──────── Collected data ────────

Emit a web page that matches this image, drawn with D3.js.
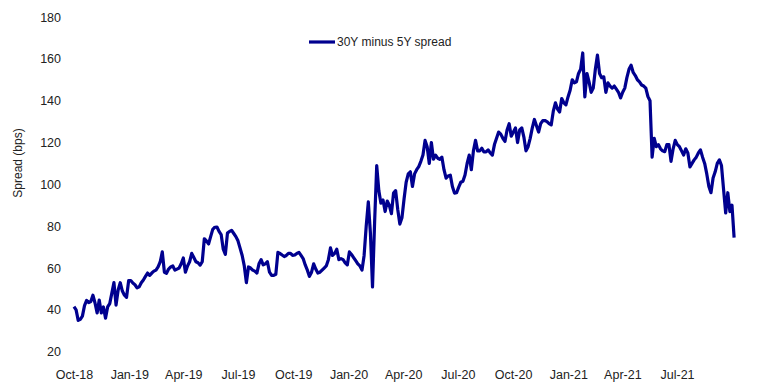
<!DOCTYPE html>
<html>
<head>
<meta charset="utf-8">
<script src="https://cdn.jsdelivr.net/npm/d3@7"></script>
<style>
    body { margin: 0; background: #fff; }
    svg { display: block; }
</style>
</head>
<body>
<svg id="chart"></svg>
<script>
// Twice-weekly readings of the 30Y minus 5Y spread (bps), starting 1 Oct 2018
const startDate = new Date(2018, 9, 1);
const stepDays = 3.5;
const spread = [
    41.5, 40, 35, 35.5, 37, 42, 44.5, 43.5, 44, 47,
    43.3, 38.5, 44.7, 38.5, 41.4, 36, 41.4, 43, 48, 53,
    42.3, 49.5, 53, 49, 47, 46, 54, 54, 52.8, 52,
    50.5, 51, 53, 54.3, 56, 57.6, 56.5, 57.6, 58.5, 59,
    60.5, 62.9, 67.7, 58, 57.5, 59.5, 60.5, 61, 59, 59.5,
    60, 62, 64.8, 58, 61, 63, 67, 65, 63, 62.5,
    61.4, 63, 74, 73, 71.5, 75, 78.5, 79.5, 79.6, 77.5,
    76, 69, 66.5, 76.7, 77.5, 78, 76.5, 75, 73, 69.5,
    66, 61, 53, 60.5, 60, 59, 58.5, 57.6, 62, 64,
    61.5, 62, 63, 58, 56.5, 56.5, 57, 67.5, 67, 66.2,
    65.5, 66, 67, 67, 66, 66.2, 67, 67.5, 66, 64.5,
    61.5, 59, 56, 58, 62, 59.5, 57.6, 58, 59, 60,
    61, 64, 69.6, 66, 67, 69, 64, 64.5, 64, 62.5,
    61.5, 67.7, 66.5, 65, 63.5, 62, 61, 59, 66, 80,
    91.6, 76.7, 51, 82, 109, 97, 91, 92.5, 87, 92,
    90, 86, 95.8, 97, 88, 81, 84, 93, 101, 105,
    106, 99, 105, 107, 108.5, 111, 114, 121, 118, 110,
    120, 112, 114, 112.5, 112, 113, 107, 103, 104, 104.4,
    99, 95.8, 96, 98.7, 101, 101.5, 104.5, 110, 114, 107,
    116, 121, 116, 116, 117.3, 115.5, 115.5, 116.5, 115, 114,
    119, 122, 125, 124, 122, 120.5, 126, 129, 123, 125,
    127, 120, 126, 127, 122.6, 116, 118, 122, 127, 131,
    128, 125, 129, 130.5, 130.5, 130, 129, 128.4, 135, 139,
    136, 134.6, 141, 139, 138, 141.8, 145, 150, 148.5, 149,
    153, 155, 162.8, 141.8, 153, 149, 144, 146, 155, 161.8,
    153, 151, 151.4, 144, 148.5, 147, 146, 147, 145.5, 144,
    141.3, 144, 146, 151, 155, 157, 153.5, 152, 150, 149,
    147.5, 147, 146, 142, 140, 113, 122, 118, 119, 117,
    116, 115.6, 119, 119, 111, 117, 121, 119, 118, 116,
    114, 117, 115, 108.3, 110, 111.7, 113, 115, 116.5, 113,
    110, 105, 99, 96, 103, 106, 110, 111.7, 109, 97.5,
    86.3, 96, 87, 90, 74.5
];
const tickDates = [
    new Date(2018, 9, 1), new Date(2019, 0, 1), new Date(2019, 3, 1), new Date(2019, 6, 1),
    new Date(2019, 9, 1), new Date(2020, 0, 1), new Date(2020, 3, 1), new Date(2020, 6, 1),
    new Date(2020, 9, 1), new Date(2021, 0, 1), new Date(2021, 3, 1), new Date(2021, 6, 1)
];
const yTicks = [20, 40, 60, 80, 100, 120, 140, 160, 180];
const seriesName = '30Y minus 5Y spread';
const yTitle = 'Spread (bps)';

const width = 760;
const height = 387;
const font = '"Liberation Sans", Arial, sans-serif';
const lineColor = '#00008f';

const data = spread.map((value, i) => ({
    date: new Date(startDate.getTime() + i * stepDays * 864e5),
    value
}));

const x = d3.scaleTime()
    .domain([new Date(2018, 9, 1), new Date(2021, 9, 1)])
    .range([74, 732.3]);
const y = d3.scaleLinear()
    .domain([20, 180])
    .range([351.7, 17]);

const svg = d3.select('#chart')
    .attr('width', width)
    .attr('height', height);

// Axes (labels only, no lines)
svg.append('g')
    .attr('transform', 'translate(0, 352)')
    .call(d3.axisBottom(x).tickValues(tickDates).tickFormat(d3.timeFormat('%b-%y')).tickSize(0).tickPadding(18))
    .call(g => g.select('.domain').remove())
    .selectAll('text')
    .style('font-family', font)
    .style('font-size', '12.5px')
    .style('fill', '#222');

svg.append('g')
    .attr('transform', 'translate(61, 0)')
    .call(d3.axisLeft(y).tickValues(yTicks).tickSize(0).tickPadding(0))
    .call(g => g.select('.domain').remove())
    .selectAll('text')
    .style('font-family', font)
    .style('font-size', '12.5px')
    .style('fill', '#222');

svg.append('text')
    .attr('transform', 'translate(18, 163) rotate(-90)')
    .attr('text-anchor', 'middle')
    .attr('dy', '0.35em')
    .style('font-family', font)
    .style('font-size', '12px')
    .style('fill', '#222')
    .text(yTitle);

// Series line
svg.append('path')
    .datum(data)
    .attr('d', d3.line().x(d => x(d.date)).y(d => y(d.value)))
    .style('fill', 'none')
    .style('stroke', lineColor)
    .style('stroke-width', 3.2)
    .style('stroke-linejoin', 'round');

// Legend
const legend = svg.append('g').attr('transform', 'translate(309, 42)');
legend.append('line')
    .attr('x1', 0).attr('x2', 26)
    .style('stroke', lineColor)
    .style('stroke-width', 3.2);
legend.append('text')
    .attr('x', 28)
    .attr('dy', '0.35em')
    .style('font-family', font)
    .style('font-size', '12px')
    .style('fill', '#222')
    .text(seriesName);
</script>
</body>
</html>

────────

Without the pictures, retype the whole of the material above exactly.

Problem solution:
Emit a web page that matches this image, drawn with D3.js.
<!DOCTYPE html>
<html>
<head>
<meta charset="utf-8">
<script src="https://cdn.jsdelivr.net/npm/d3@7"></script>
<style>
    body { margin: 0; background: #fff; }
    svg { display: block; }
</style>
</head>
<body>
<svg id="chart"></svg>
<script>
// Twice-weekly readings of the 30Y minus 5Y spread (bps), starting 1 Oct 2018
const startDate = new Date(2018, 9, 1);
const stepDays = 3.5;
const spread = [
    41.5, 40, 35, 35.5, 37, 42, 44.5, 43.5, 44, 47,
    43.3, 38.5, 44.7, 38.5, 41.4, 36, 41.4, 43, 48, 53,
    42.3, 49.5, 53, 49, 47, 46, 54, 54, 52.8, 52,
    50.5, 51, 53, 54.3, 56, 57.6, 56.5, 57.6, 58.5, 59,
    60.5, 62.9, 67.7, 58, 57.5, 59.5, 60.5, 61, 59, 59.5,
    60, 62, 64.8, 58, 61, 63, 67, 65, 63, 62.5,
    61.4, 63, 74, 73, 71.5, 75, 78.5, 79.5, 79.6, 77.5,
    76, 69, 66.5, 76.7, 77.5, 78, 76.5, 75, 73, 69.5,
    66, 61, 53, 60.5, 60, 59, 58.5, 57.6, 62, 64,
    61.5, 62, 63, 58, 56.5, 56.5, 57, 67.5, 67, 66.2,
    65.5, 66, 67, 67, 66, 66.2, 67, 67.5, 66, 64.5,
    61.5, 59, 56, 58, 62, 59.5, 57.6, 58, 59, 60,
    61, 64, 69.6, 66, 67, 69, 64, 64.5, 64, 62.5,
    61.5, 67.7, 66.5, 65, 63.5, 62, 61, 59, 66, 80,
    91.6, 76.7, 51, 82, 109, 97, 91, 92.5, 87, 92,
    90, 86, 95.8, 97, 88, 81, 84, 93, 101, 105,
    106, 99, 105, 107, 108.5, 111, 114, 121, 118, 110,
    120, 112, 114, 112.5, 112, 113, 107, 103, 104, 104.4,
    99, 95.8, 96, 98.7, 101, 101.5, 104.5, 110, 114, 107,
    116, 121, 116, 116, 117.3, 115.5, 115.5, 116.5, 115, 114,
    119, 122, 125, 124, 122, 120.5, 126, 129, 123, 125,
    127, 120, 126, 127, 122.6, 116, 118, 122, 127, 131,
    128, 125, 129, 130.5, 130.5, 130, 129, 128.4, 135, 139,
    136, 134.6, 141, 139, 138, 141.8, 145, 150, 148.5, 149,
    153, 155, 162.8, 141.8, 153, 149, 144, 146, 155, 161.8,
    153, 151, 151.4, 144, 148.5, 147, 146, 147, 145.5, 144,
    141.3, 144, 146, 151, 155, 157, 153.5, 152, 150, 149,
    147.5, 147, 146, 142, 140, 113, 122, 118, 119, 117,
    116, 115.6, 119, 119, 111, 117, 121, 119, 118, 116,
    114, 117, 115, 108.3, 110, 111.7, 113, 115, 116.5, 113,
    110, 105, 99, 96, 103, 106, 110, 111.7, 109, 97.5,
    86.3, 96, 87, 90, 74.5
];
const tickDates = [
    new Date(2018, 9, 1), new Date(2019, 0, 1), new Date(2019, 3, 1), new Date(2019, 6, 1),
    new Date(2019, 9, 1), new Date(2020, 0, 1), new Date(2020, 3, 1), new Date(2020, 6, 1),
    new Date(2020, 9, 1), new Date(2021, 0, 1), new Date(2021, 3, 1), new Date(2021, 6, 1)
];
const yTicks = [20, 40, 60, 80, 100, 120, 140, 160, 180];
const seriesName = '30Y minus 5Y spread';
const yTitle = 'Spread (bps)';

const width = 760;
const height = 387;
const font = '"Liberation Sans", Arial, sans-serif';
const lineColor = '#00008f';

const data = spread.map((value, i) => ({
    date: new Date(startDate.getTime() + i * stepDays * 864e5),
    value
}));

const x = d3.scaleTime()
    .domain([new Date(2018, 9, 1), new Date(2021, 9, 1)])
    .range([74, 732.3]);
const y = d3.scaleLinear()
    .domain([20, 180])
    .range([351.7, 17]);

const svg = d3.select('#chart')
    .attr('width', width)
    .attr('height', height);

// Axes (labels only, no lines)
svg.append('g')
    .attr('transform', 'translate(0, 352)')
    .call(d3.axisBottom(x).tickValues(tickDates).tickFormat(d3.timeFormat('%b-%y')).tickSize(0).tickPadding(18))
    .call(g => g.select('.domain').remove())
    .selectAll('text')
    .style('font-family', font)
    .style('font-size', '12.5px')
    .style('fill', '#222');

svg.append('g')
    .attr('transform', 'translate(61, 0)')
    .call(d3.axisLeft(y).tickValues(yTicks).tickSize(0).tickPadding(0))
    .call(g => g.select('.domain').remove())
    .selectAll('text')
    .style('font-family', font)
    .style('font-size', '12.5px')
    .style('fill', '#222');

svg.append('text')
    .attr('transform', 'translate(18, 163) rotate(-90)')
    .attr('text-anchor', 'middle')
    .attr('dy', '0.35em')
    .style('font-family', font)
    .style('font-size', '12px')
    .style('fill', '#222')
    .text(yTitle);

// Series line
svg.append('path')
    .datum(data)
    .attr('d', d3.line().x(d => x(d.date)).y(d => y(d.value)))
    .style('fill', 'none')
    .style('stroke', lineColor)
    .style('stroke-width', 3.2)
    .style('stroke-linejoin', 'round');

// Legend
const legend = svg.append('g').attr('transform', 'translate(309, 42)');
legend.append('line')
    .attr('x1', 0).attr('x2', 26)
    .style('stroke', lineColor)
    .style('stroke-width', 3.2);
legend.append('text')
    .attr('x', 28)
    .attr('dy', '0.35em')
    .style('font-family', font)
    .style('font-size', '12px')
    .style('fill', '#222')
    .text(seriesName);
</script>
</body>
</html>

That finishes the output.